In many ways, Fitzpatrick's War reminded me a lot of Solaris, by Stanislaw Lem. Both authors pay such meticulous attention to their settings, imbuing them with endless detail. The world Judson creates is so complete and detailed - the societies, the geography, the history, the politics, the weapons, the military ideology, and their steam-powered technology.

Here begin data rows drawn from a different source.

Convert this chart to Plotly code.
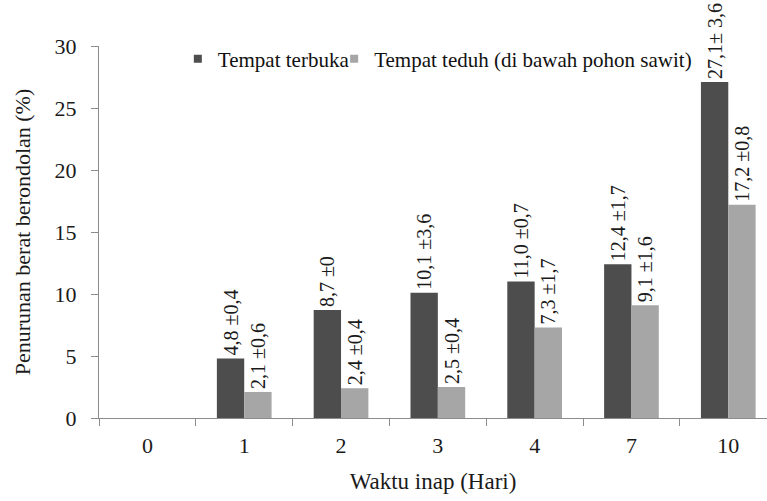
import plotly.graph_objects as go

# Storage time (days) and weight loss of loose fruits (%)
hari = ["0", "1", "2", "3", "4", "7", "10"]
terbuka = [None, 4.8, 8.7, 10.1, 11.0, 12.4, 27.1]
teduh = [None, 2.1, 2.4, 2.5, 7.3, 9.1, 17.2]
label_terbuka = ["", "4,8 ±0,4", "8,7 ±0", "10,1 ±3,6", "11,0 ±0,7", "12,4 ±1,7", "27,1± 3,6"]
label_teduh = ["", "2,1 ±0,6", "2,4 ±0,4", "2,5 ±0,4", "7,3 ±1,7", "9,1 ±1,6", "17,2 ±0,8"]
y_ticks = [0, 5, 10, 15, 20, 25, 30]

SERIF = "Liberation Serif, Times New Roman, serif"
DARK, LIGHT = "#4d4d4d", "#a6a6a6"
AXIS = "#8c8c8c"

fig = go.Figure()
for name, vals, labels, color in [
    ("Tempat terbuka", terbuka, label_terbuka, DARK),
    ("Tempat teduh (di bawah pohon sawit)", teduh, label_teduh, LIGHT),
]:
    fig.add_trace(go.Bar(
        x=hari, y=vals, name=name, showlegend=False,
        marker=dict(color=color, line=dict(width=0)),
        text=labels, textposition="outside", textangle=-90,
        constraintext="none", cliponaxis=False,
        textfont=dict(family=SERIF, size=20, color="#1a1a1a"),
    ))

# Legend entries with small square swatches, one legend box per series
for name, color, leg in [
    ("Tempat terbuka", DARK, "legend"),
    ("Tempat teduh (di bawah pohon sawit)", LIGHT, "legend2"),
]:
    fig.add_trace(go.Scatter(
        x=[None], y=[None], mode="markers", name=name, legend=leg,
        marker=dict(symbol="square", size=8, color=color),
    ))

legend_common = dict(
    orientation="h", yanchor="middle", xanchor="left", y=0.965,
    font=dict(family=SERIF, size=21, color="#111"),
    bgcolor="rgba(0,0,0,0)", itemwidth=30, borderwidth=0,
)

fig.update_layout(
    width=767, height=501,
    margin=dict(l=99, r=0, t=46, b=83),
    paper_bgcolor="white", plot_bgcolor="white",
    barmode="group", bargap=0.435, bargroupgap=0,
    font=dict(family=SERIF, size=20, color="#1a1a1a"),
    showlegend=True,
    legend=dict(x=0.118, **legend_common),
    legend2=dict(x=0.352, **legend_common),
    xaxis=dict(
        type="category", range=[-0.5, 6.4], tickson="boundaries", ticks="outside",
        ticklen=7, tickcolor=AXIS, linecolor=AXIS, linewidth=1,
        showline=True, showgrid=False, ticklabelstandoff=8,
        title=dict(text="Waktu inap (Hari)", font=dict(size=23), standoff=15),
        tickfont=dict(size=22),
    ),
    yaxis=dict(
        range=[0, 30], tickvals=y_ticks, ticks="outside", ticklen=7,
        tickcolor=AXIS, linecolor=AXIS, linewidth=1, showline=True,
        showgrid=False, zeroline=False, ticklabelstandoff=10,
        title=dict(text="Penurunan berat berondolan (%)", font=dict(size=22), standoff=17),
        tickfont=dict(size=22),
    ),
)

fig.write_html("out.html")
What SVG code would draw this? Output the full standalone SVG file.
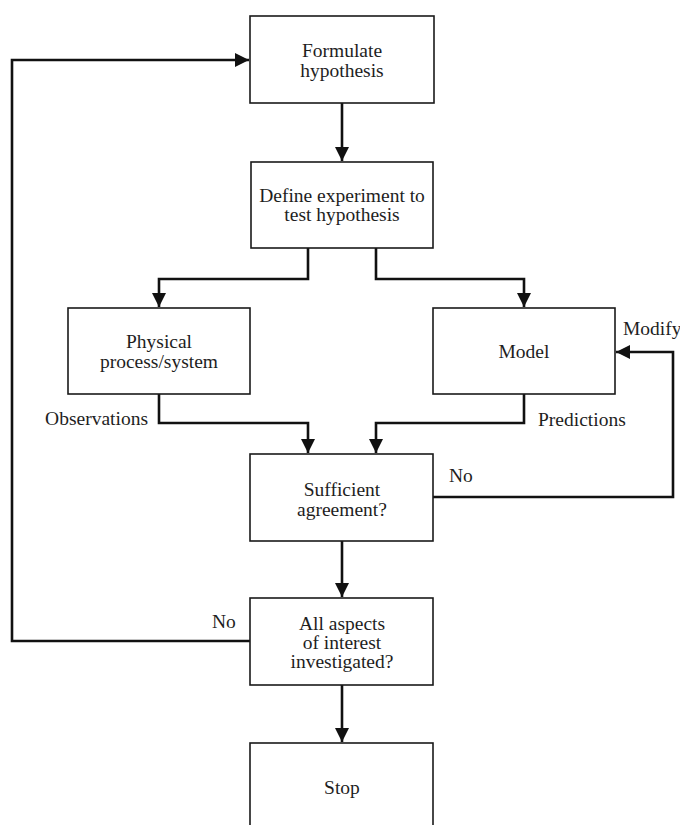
<svg xmlns="http://www.w3.org/2000/svg" width="680" height="825" viewBox="0 0 680 825">
<style>
  .box { fill: #ffffff; stroke: #1a1a1a; stroke-width: 1.6; }
  .t { font-family: "Liberation Serif", "Times New Roman", serif; font-size: 19.5px; fill: #1e1e1e; text-anchor: middle; }
  .lbl { font-family: "Liberation Serif", "Times New Roman", serif; font-size: 19.5px; fill: #1e1e1e; }
  .c { fill: none; stroke: #111111; stroke-width: 2.6; stroke-linejoin: miter; }
</style>
<defs>
  <marker id="ah" markerUnits="userSpaceOnUse" markerWidth="16" markerHeight="14" refX="14" refY="7" orient="auto">
    <path d="M0,0 L14,7 L0,14 Z" fill="#111111"/>
  </marker>
</defs>
<rect width="680" height="825" fill="#ffffff"/>

<g id="connectors">
  <path class="c" d="M342,103 V161" marker-end="url(#ah)"/>
  <path class="c" d="M308,248 V279 H159 V307" marker-end="url(#ah)"/>
  <path class="c" d="M376,248 V279 H524 V307" marker-end="url(#ah)"/>
  <path class="c" d="M159,394 V423 H308 V453" marker-end="url(#ah)"/>
  <path class="c" d="M524,394 V423 H376 V453" marker-end="url(#ah)"/>
  <path class="c" d="M433,497 H673 V352 H616" marker-end="url(#ah)"/>
  <path class="c" d="M342,541 V597" marker-end="url(#ah)"/>
  <path class="c" d="M342,685 V742" marker-end="url(#ah)"/>
  <path class="c" d="M250,641 H12 V60 H249" marker-end="url(#ah)"/>
</g>

<g id="labels">
  <text class="lbl" x="148" y="425" text-anchor="end">Observations</text>
  <text class="lbl" x="538" y="426">Predictions</text>
  <text class="lbl" x="623" y="335">Modify</text>
  <text class="lbl" x="449" y="482">No</text>
  <text class="lbl" x="212" y="628">No</text>
</g>

<g id="formulate">
  <rect class="box" x="250" y="16" width="184" height="87"/>
  <text class="t" x="342" y="57">Formulate</text>
  <text class="t" x="342" y="77">hypothesis</text>
</g>

<g id="define">
  <rect class="box" x="251" y="162" width="182" height="86"/>
  <text class="t" x="342" y="202">Define experiment to</text>
  <text class="t" x="342" y="221">test hypothesis</text>
</g>

<g id="physical">
  <rect class="box" x="68" y="308" width="182" height="86"/>
  <text class="t" x="159" y="348">Physical</text>
  <text class="t" x="159" y="368">process/system</text>
</g>

<g id="model">
  <rect class="box" x="433" y="308" width="182" height="86"/>
  <text class="t" x="524" y="358">Model</text>
</g>

<g id="sufficient">
  <rect class="box" x="250" y="454" width="183" height="87"/>
  <text class="t" x="342" y="496">Sufficient</text>
  <text class="t" x="342" y="516">agreement?</text>
</g>

<g id="aspects">
  <rect class="box" x="250" y="598" width="183" height="87"/>
  <text class="t" x="342" y="630">All aspects</text>
  <text class="t" x="342" y="649">of interest</text>
  <text class="t" x="342" y="668">investigated?</text>
</g>

<g id="stop">
  <rect class="box" x="250" y="743" width="183" height="100"/>
  <text class="t" x="342" y="794">Stop</text>
</g>
</svg>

However, like Solaris, all this detail cuts into the time used to tell the actual story. Despite the unusual and creative setting, the plot of the novel (how one man is completely and utterly corrupted by power) is hardly new and would have suited a much shorter story. In many parts of the novel (most especially during the Yukon Confederacy's assault on the Chinese), the inundation of detail is simply too much. I really didn't need to know exactly how many platoons there were, the descriptions of the different weaponry they carried, and which members carried which guns. In many places Fitzpatrick's War felt like reading a history textbook - lots of detail and information but no narrative. I found myself skimming many passages.

Again, the parts of the novel that involved around actual human interactions and politics were, for the most part, interesting. All the characters had interesting roles to play - however, the one woman in the story (Robert's wife Charlotte) is such an Insufferably Smug Morally Superior Manic Pixie Dream Wife that I just couldn't stand her. It's not that I don't understand her character, and how she was supposed to shock Robert out of his staid ways and get him to embrace open-mindedness, but she could have been dialled down way more, at least if the author wanted us to interpret her as a realistic character rather than a moral-spewing cartoon.

Is this novel terrible? Hardly. It's still well-written with a splendid eye for detail. It's also very interesting to have a novel with two points of view - Robert's and the "Official Historical Account" of the future that aptly demonstrates how official history is written by winners. If you're a fan of military sci-fi, steampunkish settings, and alternate histories, you might very well enjoy Fitzpatrick's War. If you are more a fan of politics and human characters, you should probably look elsewhere.